Mr Higgins said the future of human rights must be secured in public consciousness and not “as an alternative to progressive or radical economic or social policies”.
President Higgins was speaking at the Annual Civil Society forum in Dublin on Monday, which coincided with the 70th anniversary of the adoption of the Universal Declaration of Human Rights (UDHR).
“We are now witnessing political forces who do not even attempt to wear the mask of human rights – there are those who now openly deny rights won through long and difficult struggles and who glory in discrimination, racism and a crude, xenophobic form of nationalism and, it is, we must remember, a distortion of nationalism that builds on fear of the other, the stronger,” President Higgins said.
“The danger is not only the direct political power they wield, but in the poisonous influence that they now exert on those who, for reasons of short-term political gain and in the name of a false consensus, would seek to concede their demands.”
He said threats to human rights originate not only from states but from “unaccountable agglomerations of private power”.
“I have spoken of the economic and largely non-transparent power and authority of multinational corporations, an influence that is being felt unequally across the world, but that is being felt nonetheless. So often when we speak of the market, we are really speaking of large individual firms, some exercising extreme power, far greater and more extensive than that of the state,” he said.

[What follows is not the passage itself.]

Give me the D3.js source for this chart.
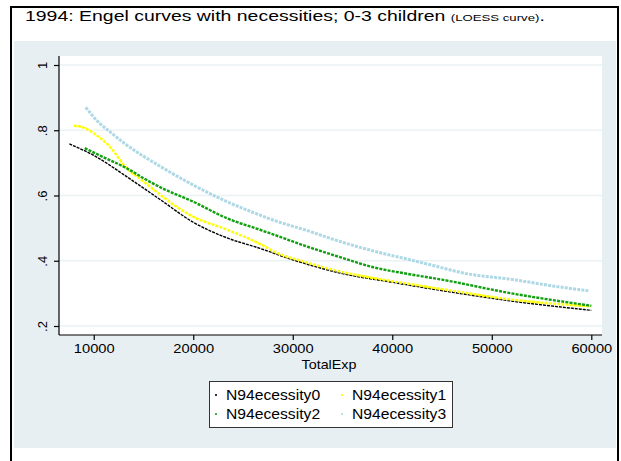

President Higgins said the Universal Declaration of Human Rights, which was proclaimed by the United Nations General Assembly in Paris in December 1948, is one of the great moral achievements of the 20th century.
“Yet, we meet today not only to celebrate, but to reflect at a time increasingly marked by cynicism and fear, discord and distemper, a time in which the according of fundamental rights, or their vindication of law and practice, of people across our planet – economic rights, social rights, political rights, civil rights – are denied, ignored or under threat as never before,” he added.
President Higgins said the challenges that confronted the world in 1948 “still abide with us” and they have “grown in scale and scope”.
He also said it would be “disingenuous” to avoid acknowledging that since the end of the 1980s the role of the state in terms of achieving collective welfare has been “eroded”.
“In recent decades the realm of what has been ceded to unaccountable market forces has immensely increased – realms previously publicly accountable. These realms include health, housing education, employment,” he said.
President Higgins also said achieving the Sustainable Development Goals within the context of the Paris Climate Agreement will be “profoundly difficult” without a “radical change to the manner in which we produce, consume and live”.
“In short, it will require a re-conceptualisation of our idea of the economy no less radical than that which occurred after the second World War, or during the neoliberal turn in the 1980s and 1990s. It requires a paradigm shift for our very survival,” he said.